Following Alissa's disappearance, Turney, who shared a fraught relationship with his stepdaughter, had claimed she had gone to California to live with her aunt. A week after she supposedly ran away, he reported to the police that he cad received a call from her where she blamed him for her leaving and told him she was never coming back to Phoenix.

An age-progressed photo of Alissa that shows what she would look like at 32 (National Center For Missing and Exploited Children)

But he soon changed his stance about her disappearance and started telling family members that he believed someone might have been following her and caused her great harm. He said that, because police were not doing anything, he would go search for her himself and even made several trips to California to pass out missing person flyers.

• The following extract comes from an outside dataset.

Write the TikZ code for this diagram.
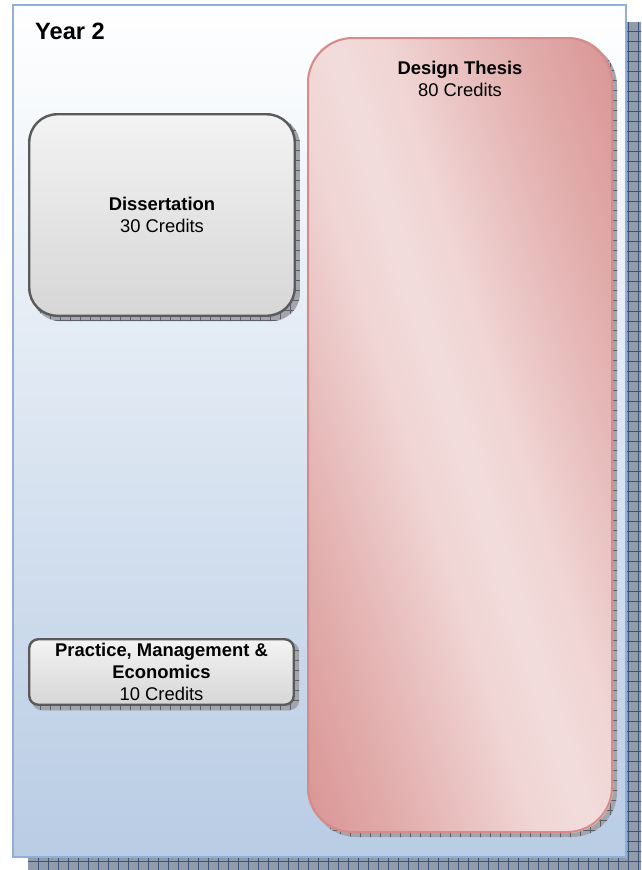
\documentclass[tikz,border=0pt]{standalone}
\usepackage{fontspec}
\setmainfont{Liberation Sans}
\definecolor{frametop}{HTML}{FFFFFF}
\definecolor{framebottom}{HTML}{B8CCE4}
\definecolor{frameline}{HTML}{92AED6}
\definecolor{outershadow}{HTML}{909BAC}
\definecolor{outergrid}{HTML}{3B5478}
\definecolor{nodeshadow}{HTML}{A2A5AC}
\definecolor{nodegrid}{HTML}{5A5E68}
\definecolor{graytop}{HTML}{F3F3F3}
\definecolor{graybottom}{HTML}{D6D6D6}
\definecolor{grayline}{HTML}{5A5A5A}
\definecolor{thesisdark}{HTML}{D99594}
\definecolor{thesislight}{HTML}{F2DCDB}
\definecolor{thesisline}{HTML}{D48C8B}
\colorlet{thesisa}{thesisdark!10!thesislight}
\colorlet{thesisb}{thesisdark!35!thesislight}
\colorlet{thesisc}{thesisdark!70!thesislight}

% soft reflected band: dark edges, light centre
\pgfdeclarehorizontalshading{thesisband}{100bp}{%
  color(0bp)=(thesisdark); color(25bp)=(thesisdark);
  color(32.5bp)=(thesisc); color(40bp)=(thesisb); color(45bp)=(thesisa);
  color(50bp)=(thesislight);
  color(55bp)=(thesisa); color(60bp)=(thesisb); color(67.5bp)=(thesisc);
  color(75bp)=(thesisdark); color(100bp)=(thesisdark)}

% hatched drop shadow behind a rounded box: x1, y1, x2, y2, corner radius
\newcommand\hatchedshadow[5]{%
  \begin{scope}
    \clip[rounded corners=#5] (#1+4,#2+4) rectangle (#3+4,#4+4);
    \fill[nodeshadow] (#1,#2) rectangle (#3+5,#4+5);
    \foreach \xx in {0,10,...,640} \draw[nodegrid,line width=0.8pt] (\xx,#2) -- (\xx,#4+5);
    \foreach \yy in {0,10,...,870} \draw[nodegrid,line width=0.8pt] (#1,\yy) -- (#3+5,\yy);
  \end{scope}}

\tikzset{
  boxtext/.style={font=\fontsize{18.4}{22}\selectfont, align=center, text=black, inner sep=0pt},
  graybox/.style={boxtext, draw=grayline, line width=2.4pt, top color=graytop, bottom color=graybottom},
  thesisbox/.style={draw=thesisline, line width=2pt, rounded corners=45pt,
    minimum width=304pt, minimum height=794pt, inner sep=0pt},
}

\begin{document}
\begin{tikzpicture}[x=1pt,y=-1pt]
\useasboundingbox (0,0) rectangle (641,870);

% outer hatched shadow
\begin{scope}
  \clip (0,0) rectangle (641,870);
  \fill[outershadow] (28,22) rectangle (645,875);
  \foreach \xx in {38,48,...,640} \draw[outergrid,line width=1pt] (\xx,22) -- (\xx,875);
  \foreach \yy in {31,41,...,870} \draw[outergrid,line width=1pt] (28,\yy) -- (645,\yy);
\end{scope}

% year panel
\shade[top color=frametop, bottom color=framebottom] (13,5) rectangle (626,857);
\draw[frameline, line width=2.2pt] (13,5) rectangle (626,857);
\node[font=\fontsize{23.6}{28}\selectfont\bfseries, anchor=base west, inner sep=0pt] (year) at (35,39.5) {Year 2};

% design thesis
\hatchedshadow{307}{37}{613}{833}{45}
\begin{scope}
  \clip[rounded corners=45] (307,37) rectangle (613,833);
  \begin{scope}[transform canvas={shift={(460,435)}, rotate=18}]
    \shade[shading=thesisband] (-267,-620) rectangle (267,620);
  \end{scope}
\end{scope}
\node[thesisbox] (thesis) at (460,435) {};
\node[boxtext] (thesistext) at (460,79.3) {\textbf{Design Thesis}\\80 Credits};

% dissertation
\hatchedshadow{28}{113}{296}{317}{28}
\node[graybox, minimum width=265.5pt, minimum height=201.5pt, rounded corners=28pt] (dissertation) at (162,215) {\textbf{Dissertation}\\30 Credits};

% practice, management & economics
\hatchedshadow{28}{638}{295}{706}{9}
\node[graybox, minimum width=264.5pt, minimum height=65.5pt, rounded corners=9pt] (practice) at (161.5,672) {\textbf{Practice, Management \&}\\\textbf{Economics}\\10 Credits};
\end{tikzpicture}
\end{document}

In 2006, five years after she went missing, investigators began looking into the stepfather as a "top suspect" after noticing several inconsistencies in his story. His refusal to let them review the video and audiotapes he recorded in his home -- his paranoid nature saw him post cameras all over his property and document every incoming and outgoing call -- convinced them he was hiding something, and a search warrant was obtained.

During the subsequent raid, they uncovered 26 homemade pipe bombs, as well as a 90-page manifesto where he suggested his stepdaughter had been abducted and killed by two men from an electrical union he worked for, as revenge.

They also found a mountain of documents, which included letters Alissa had written where she claimed to have been molested by Turney, as well as contracts that she signed where she said she had never been sexually assaulted.

Turney did end up pleading guilty and serving 10 years behind bars for the bombs but has still not been charged in Alissa's disappearance. Desperate for answers and evidence, Sarah has turned to TikTok in the hope her sister's story will reach a larger audience.

Since setting her account up in April, she has built up a following of 679,000. She talks about the case and also regularly shares videos from their childhood which seem to point further toward's Turney's guilt. She now believes the platform will be pivotal in solving the case.

"Believe it or not, it has become an important outlet for Alissa’s story. I’ve received more interest in this case from that app in the past month than the last 10 years," she told Dateline. "This is not going away and I’m going to make sure it never does. I still think of her as my tough older sister who taught me to be tough. Now, I need to continue to be tough and use that to fight for the justice she deserves. She deserves her day in court. And I’m determined to give her that."